### THE REQUEST
Below are the records; locate each line with the word "chart" and copy it.
_____
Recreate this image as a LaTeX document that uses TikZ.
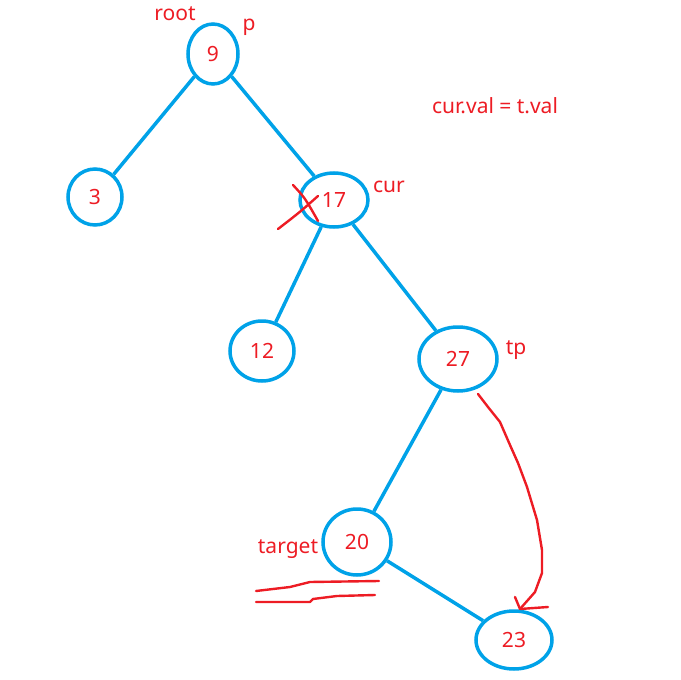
\documentclass[tikz,border=0pt]{standalone}
\usepackage{fontspec}
\setmainfont{Noto Sans}
\usetikzlibrary{shapes.geometric}
\definecolor{pblue}{RGB}{0,162,232}
\definecolor{pred}{RGB}{237,28,36}
\begin{document}
\begin{tikzpicture}[x=1pt,y=-1pt,
  tnode/.style={ellipse,draw=pblue,line width=3.5pt,inner sep=0pt,text=pred,font=\fontsize{21}{21}\selectfont},
  edge/.style={draw=pblue,line width=3.5pt},
  lbl/.style={text=pred,font=\fontsize{21}{21}\selectfont,inner sep=0pt},
  redline/.style={draw=pred,line width=2.4pt,line cap=round,line join=round}]
\useasboundingbox (0,0) rectangle (681,680);
\node[tnode,minimum width=50pt,minimum height=60pt] (n9) at (213,54) {9};
\node[tnode,minimum width=54pt,minimum height=56pt] (n3) at (95,197) {3};
\node[tnode,minimum width=68pt,minimum height=54pt] (n17) at (334,200) {17};
\node[tnode,minimum width=64pt,minimum height=60pt] (n12) at (262,351) {12};
\node[tnode,minimum width=78pt,minimum height=64pt] (n27) at (458,359) {27};
\node[tnode,minimum width=68pt,minimum height=66pt] (n20) at (357,542) {20};
\node[tnode,minimum width=76pt,minimum height=58pt] (n23) at (514,640) {23};
\draw[edge] (n9) -- (n3);
\draw[edge] (n9) -- (n17);
\draw[edge] (n17) -- (n12);
\draw[edge] (n17) -- (n27);
\draw[edge] (n27) -- (n20);
\draw[edge] (n20) -- (n23);
\node[lbl] (lroot) at (175,14) {root};
\node[lbl] (lp) at (249,27) {p};
\node[lbl] (lcur) at (389,187) {cur};
\node[lbl] (ltp) at (516,350) {tp};
\node[lbl] (ltarget) at (288,549) {target};
\node[lbl] (leq) at (495,106) {cur.val = t.val};
% cross on 17
\draw[redline] (293,185) .. controls (305,198) .. (318,221);
\draw[redline] (278,229) .. controls (300,212) .. (318,196);
% curved arrow from 27 to 23
\coordinate (as) at (478,394);
\coordinate (ae) at (520,609);
\draw[redline] (as) -- (488,407) -- (500,422) -- (510,445) -- (518,463) -- (527,487) -- (537,520) -- (542,550) -- (542,573) -- (535,592) -- (ae);
\draw[redline] (515,597) -- (ae) -- (548,607);
% underlines under target
\draw[redline] (256,591) -- (290,587) -- (310,582) -- (379,581);
\draw[redline] (256,602) -- (310,602) -- (313,599) -- (337,596) -- (375,595);
\end{tikzpicture}
\end{document}
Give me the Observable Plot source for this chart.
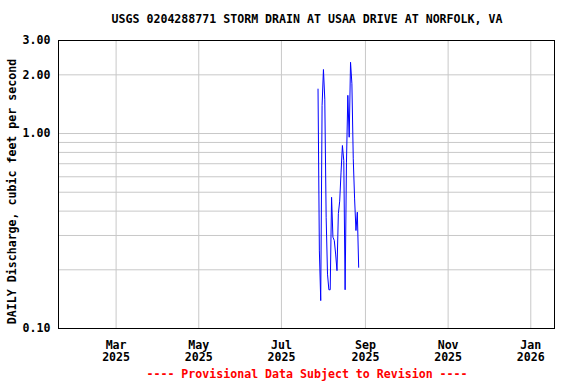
<!DOCTYPE html>
<html><head><meta charset="utf-8">
<script src="https://cdn.jsdelivr.net/npm/d3@7"></script>
<script src="https://cdn.jsdelivr.net/npm/@observablehq/plot@0.6"></script>
<style>
body{margin:0;background:#fff;}
#wrap{width:576px;height:384px;font-family:"DejaVu Sans Mono",monospace;font-weight:bold;}
.title{width:576px;height:30px;box-sizing:border-box;padding-top:12px;padding-left:38px;line-height:14px;font-size:11.6px;text-align:center;color:#000;white-space:nowrap;}
.caption{width:576px;height:20px;box-sizing:border-box;padding-left:38px;line-height:20px;font-size:11.6px;text-align:center;color:#ff0000;white-space:nowrap;}
#chart svg{display:block;}
</style>
</head><body>
<div id="wrap">
<div class="title">USGS 0204288771 STORM DRAIN AT USAA DRIVE AT NORFOLK, VA</div>
<div id="chart"></div>
<div class="caption">---- Provisional Data Subject to Revision ----</div>
</div>
<script>
// Daily discharge, cfs, starting 2025-07-28
const startDate = "2025-07-28";
const discharge = [1.69,0.25,0.139,1.39,2.13,1.5,0.372,0.19,0.158,0.158,0.471,0.294,0.283,0.241,0.198,0.388,0.45,0.634,0.868,0.727,0.158,0.713,1.57,0.957,2.32,1.80,0.742,0.462,0.318,0.395,0.206];
const xTickLabels = ["2025-03-01","2025-05-01","2025-07-01","2025-09-01","2025-11-01","2026-01-01"];
const yTickLabels = [0.1, 1, 2, 3];
const yGridValues = [0.1,0.2,0.3,0.4,0.5,0.6,0.7,0.8,0.9,1,2,3];
const xDomain = ["2025-01-17T12:00Z","2026-01-18T12:00Z"];
const yLabel = "DAILY Discharge, cubic feet per second";

const start = new Date(startDate + "T00:00Z");
const data = discharge.map((q, i) => ({date: d3.utcDay.offset(start, i), q}));
const xTicks = xTickLabels.map(s => new Date(s + "T00:00Z"));

const chart = Plot.plot({
  width: 576, height: 334,
  marginLeft: 58, marginRight: 22, marginTop: 10, marginBottom: 36,
  x: {type: "utc", domain: xDomain.map(s => new Date(s))},
  y: {type: "log", domain: [0.1, 3]},
  style: {fontFamily: "DejaVu Sans Mono, monospace", fontWeight: "bold", fontSize: "11.6px", color: "#000", background: "#fff"},
  marks: [
    Plot.ruleY(yGridValues, {stroke: "#c8c8c8", strokeWidth: 1}),
    Plot.ruleX(xTicks, {stroke: "#c8c8c8", strokeWidth: 1}),
    Plot.lineY(data, {x: "date", y: "q", stroke: "#0000ff", strokeWidth: 1}),
    Plot.frame({stroke: "#000", strokeWidth: 1}),
    Plot.axisY({ticks: yTickLabels, tickFormat: d => d.toFixed(2), tickSize: 0, tickPadding: 8, label: null, fill: "#000"}),
    Plot.text([yLabel], {frameAnchor: "left", rotate: -90, dx: -46, dy: 7, textAnchor: "middle", fill: "#000"}),
    Plot.axisX({ticks: xTicks, tickFormat: d3.utcFormat("%b\n%Y"), tickSize: 0, tickPadding: 11, lineHeight: 1.1, label: null, fill: "#000"})
  ]
});
document.getElementById("chart").appendChild(chart);
</script>
</body></html>
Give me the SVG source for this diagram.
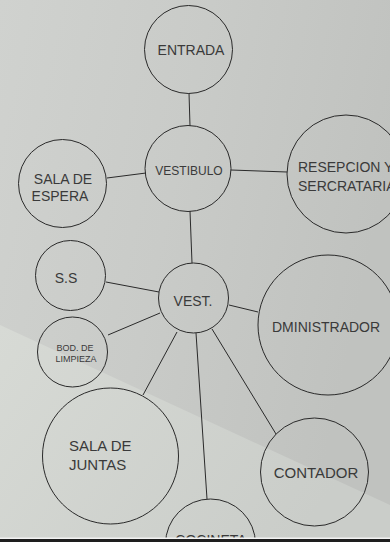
<svg xmlns="http://www.w3.org/2000/svg" width="390" height="542" viewBox="0 0 390 542">
<defs>
<linearGradient id="bg" x1="0" y1="0" x2="1" y2="0.3">
<stop offset="0" stop-color="#d0d2cf"/>
<stop offset="0.5" stop-color="#c9cbc8"/>
<stop offset="1" stop-color="#c0c2bf"/>
</linearGradient>
<linearGradient id="lt" x1="0" y1="0" x2="1" y2="0.4">
<stop offset="0" stop-color="#d7dad5"/>
<stop offset="1" stop-color="#cacdc9"/>
</linearGradient>
</defs>
<style>
.n{fill:none;stroke:#2a2a2a;stroke-width:1}
.c{stroke:#2a2a2a;stroke-width:1;fill:none}
text{font-family:"Liberation Sans",Arial,sans-serif;fill:#3a3a3a;text-anchor:middle}
.t{font-size:14px}
.s{font-size:12px}
.x{font-size:9px}
.l{font-size:15px}
</style>
<rect width="390" height="542" fill="url(#bg)"/>
<polygon points="0,325 390,505 390,538 0,538" fill="url(#lt)"/>
<g id="connectors">
<line class="c" x1="189" y1="93" x2="190" y2="126"/>
<line class="c" x1="107" y1="178" x2="146" y2="173"/>
<line class="c" x1="231" y1="170" x2="287" y2="172"/>
<line class="c" x1="190" y1="211" x2="192" y2="263"/>
<line class="c" x1="106" y1="282" x2="159" y2="292"/>
<line class="c" x1="108" y1="335" x2="160" y2="313" stroke-width="0.6"/>
<line class="c" x1="229" y1="305" x2="258" y2="312"/>
<line class="c" x1="177" y1="332" x2="143" y2="395"/>
<line class="c" x1="196" y1="333" x2="207" y2="499"/>
<line class="c" x1="212" y1="329" x2="276" y2="434"/>
</g>
<g id="entrada"><circle class="n" cx="188.5" cy="49.5" r="44"/><text class="t" x="191" y="55">ENTRADA</text></g>
<g id="vestibulo"><circle class="n" cx="188" cy="168.5" r="43"/><text class="s" x="189" y="175">VESTIBULO</text></g>
<g id="sala-espera"><circle class="n" cx="62.5" cy="183.5" r="44"/><text class="t" x="63" y="184">SALA DE</text><text class="t" x="60" y="201">ESPERA</text></g>
<g id="recepcion"><circle class="n" cx="346" cy="174" r="59"/><text class="t" x="298" y="172" style="text-anchor:start">RESEPCION Y</text><text class="t" x="298" y="191" style="text-anchor:start">SERCRATARIA</text></g>
<g id="ss"><circle class="n" cx="70.5" cy="275.5" r="35"/><text class="t" x="66" y="283">S.S</text></g>
<g id="vest"><circle class="n" cx="193.5" cy="298" r="35"/><text class="t" x="193" y="306">VEST.</text></g>
<g id="bodega"><circle class="n" cx="72.5" cy="352" r="35"/><text class="x" x="75" y="351">BOD. DE</text><text class="x" x="76" y="362">LIMPIEZA</text></g>
<g id="administrador"><circle class="n" cx="328" cy="325" r="70"/><text class="t" x="272" y="332" style="text-anchor:start">DMINISTRADOR</text></g>
<g id="sala-juntas"><circle class="n" cx="110.5" cy="456" r="68"/><text class="l" x="69" y="451" style="text-anchor:start">SALA DE</text><text class="l" x="69" y="470" style="text-anchor:start">JUNTAS</text></g>
<g id="contador"><circle class="n" cx="314.5" cy="472" r="54"/><text class="l" x="316" y="478">CONTADOR</text></g>
<g id="cocineta"><circle class="n" cx="210.5" cy="544" r="45"/><text class="t" x="211" y="545">COCINETA</text></g>
<rect x="0" y="537.5" width="390" height="1.5" fill="#f2f2f2"/>
<rect x="0" y="539" width="390" height="3" fill="#1e1e1e"/>
</svg>
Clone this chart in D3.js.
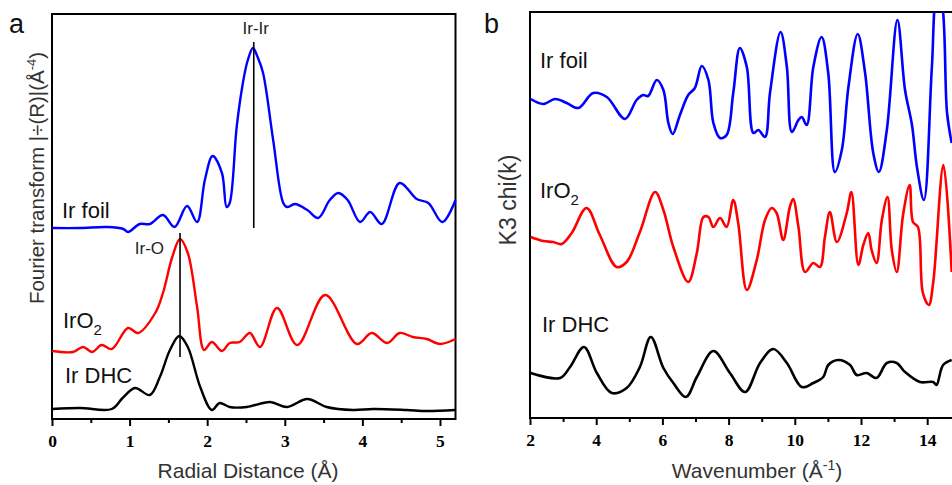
_____
### TASK RESULT
Give me the Observable Plot source for this chart.
#chart svg{display:block;}
<div id="chart"></div>
const chart = Plot.plot({
document.getElementById("chart").appendChild(chart);
Clone this chart in D3.js.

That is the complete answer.